Des mythes, du rêve, de la poésie, mais en prose.
Il semble, dans Aurélia - ainsi que dans Pandora, la courte nouvelle de dix pages qui la suit -, que l'histoire ne soit qu'un prétexte à la divagation littéraire à l'emportement passionné et fou.
Est-ce cependant à reprocher ? Je ne le crois pas. Sans être explicitement de la poésie, ces deux nouvelles révèlent tout le talent poétique, tout le romantisme languide, sulfureux, dément de Nerval. La réalité et la fiction se mêlent pour nous laisser voir un monde étrange, suprasensible sans doute, où les religions se croisent et sont un moyen (illusoire ?) d'atteindre une paix de l'esprit bien méritée.
Tout cela avec évidemment la présence centrale de la femme, de la Beauté, inaccessible pour la première, soit idéale, et redoutable pour la seconde, soit asservissante. Beauté toutefois posée en absolue, et servant de moyen pour créer un monde enchanteur et/ou torturé.
Il y a aussi de la réflexion dans Aurélia et Pandora. Réflexion sur le rapport à la femme, et réflexion sur la véracité de la religion dans Aurélia - Nerval, loin de n'être qu'un illuminé, est aussi conscient de certaines réalités, s'interroge sur son rapport à la raison, et dans la même veine confie ne pas savoir différencier la réalité du rêve. Pour finalement postuler qu'il est préférable d'être heureux en vivant dans un monde d'illusions que malheureux dans le drame conscient de la perte de l'être aimé. Remarque étrangement lucide et paradoxe très intéressant.
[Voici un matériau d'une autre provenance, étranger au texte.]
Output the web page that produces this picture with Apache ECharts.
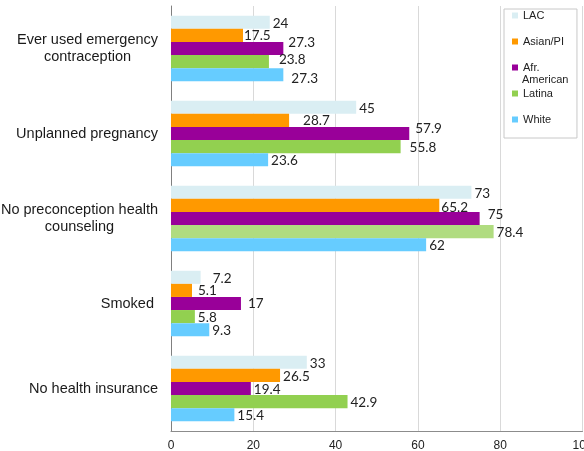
<!DOCTYPE html>
<html>
<head>
<meta charset="utf-8">
<script src="https://cdn.jsdelivr.net/npm/echarts@6/dist/echarts.min.js"></script>
<style>html,body{margin:0;padding:0;background:#fff;}#c{width:584px;height:451px;}</style>
</head>
<body>
<div id="c"></div>
<script>
const categories = ['Ever used emergency contraception', 'Unplanned pregnancy', 'No preconception health counseling', 'Smoked', 'No health insurance'];
const seriesNames = ['LAC', 'Asian/PI', 'Afr. American', 'Latina', 'White'];
const lac = [24, 45, 73, 7.2, 33];
const asianPI = [17.5, 28.7, 65.2, 5.1, 26.5];
const afrAmerican = [27.3, 57.9, 75, 17, 19.4];
const latina = [23.8, 55.8, 78.4, 5.8, 42.9];
const white = [27.3, 23.6, 62, 9.3, 15.4];
const xTicks = [0, 20, 40, 60, 80, 100];

const colors = ['#DAEEF3', '#FF9900', '#990099', '#92D050', '#66CCFF'];
const latinaAltColor = '#B0DC80';
// label nudges [dx, dy] per series index / category index (style only)
const defaultNudge = [0, 1];
const nudges = {
  '1-0': [-2, 0], '2-0': [2, -6], '3-0': [7, -2], '4-0': [5, 4],
  '1-1': [11, 0], '2-1': [3, -5], '3-1': [6, 1],
  '1-2': [-1, 2], '2-2': [5, -4],
  '0-3': [9, 1], '1-3': [3, 0], '2-3': [4, 0]
};

const valueSets = [lac, asianPI, afrAmerican, latina, white];
const series = valueSets.map((vals, si) => ({
  name: seriesNames[si],
  type: 'bar',
  barGap: '0%',
  barCategoryGap: '23%',
  itemStyle: { color: colors[si] },
  data: vals.map((v, ci) => {
    const d = { value: v };
    if (si === 3 && ci === 2) d.itemStyle = { color: latinaAltColor };
    d.label = { offset: nudges[si + '-' + ci] || defaultNudge };
    return d;
  }),
  label: {
    show: true, position: 'right', distance: 3,
    fontFamily: 'Lato', fontSize: 13.5, color: '#222'
  }
}));

const chart = echarts.init(document.getElementById('c'));
chart.setOption({
  animation: false,
  backgroundColor: '#fff',
  grid: { left: 171, right: 1.5, top: 6, bottom: 20, containLabel: false, outerBoundsMode: 'none' },
  legend: {
    orient: 'vertical', left: 504, top: 9,
    padding: [0, 13, 12, 8],
    itemGap: 13, itemWidth: 6, itemHeight: 6, icon: 'rect',
    borderColor: '#c8c8c8', borderWidth: 1, backgroundColor: '#fff',
    data: seriesNames,
    formatter: n => n === 'Afr. American' ? 'Afr.' : n,
    textStyle: { fontFamily: 'Liberation Sans', fontSize: 11, lineHeight: 13, color: '#222' }
  },
  graphic: [{
    type: 'text', left: 522, top: 74, z: 100,
    style: { text: 'American', fontFamily: 'Liberation Sans', fontSize: 11, fill: '#222' }
  }],
  xAxis: {
    type: 'value', min: xTicks[0], max: xTicks[xTicks.length - 1], interval: 20,
    axisLine: { show: true, lineStyle: { color: '#8c8c8c' } },
    axisTick: { show: false },
    splitLine: { lineStyle: { color: '#d9d9d9' } },
    axisLabel: { fontFamily: 'Liberation Sans', fontSize: 12, color: '#222', margin: 9 }
  },
  yAxis: {
    type: 'category', data: categories, inverse: true,
    axisLine: { show: true, lineStyle: { color: '#808080' } },
    axisTick: { show: false },
    axisLabel: {
      margin: 13, fontFamily: 'Liberation Sans', fontSize: 14.5, color: '#1a1a1a', lineHeight: 17.5,
      formatter: v => {
        if (v === 'Ever used emergency contraception') return '{e|Ever used emergency}\n{e|contraception}';
        if (v === 'No preconception health counseling') return '{n|No preconception health}\n{n|counseling}';
        if (v === 'Smoked') return 'Smoked ';
        return v;
      },
      rich: {
        e: { width: 141, align: 'center', fontFamily: 'Liberation Sans', fontSize: 14.5, lineHeight: 17.5, color: '#1a1a1a' },
        n: { width: 157, align: 'center', fontFamily: 'Liberation Sans', fontSize: 14.5, lineHeight: 17.5, color: '#1a1a1a' }
      }
    }
  },
  series: series
});
</script>
</body>
</html>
Cependant Aurélia et Pandora, mais surtout la première et plus longue nouvelle, sont extrêmement difficiles d'accès, et on décroche facilement, voire on ne comprend pas tout du premier coup. C'est pourquoi il faut prendre ses précautions, et n'être pas à moitié endormi en lisant Nerval, on risque autrement de perdre beaucoup de la valeur onirique et théâtrale de l'oeuvre. A manier, donc, avec précaution.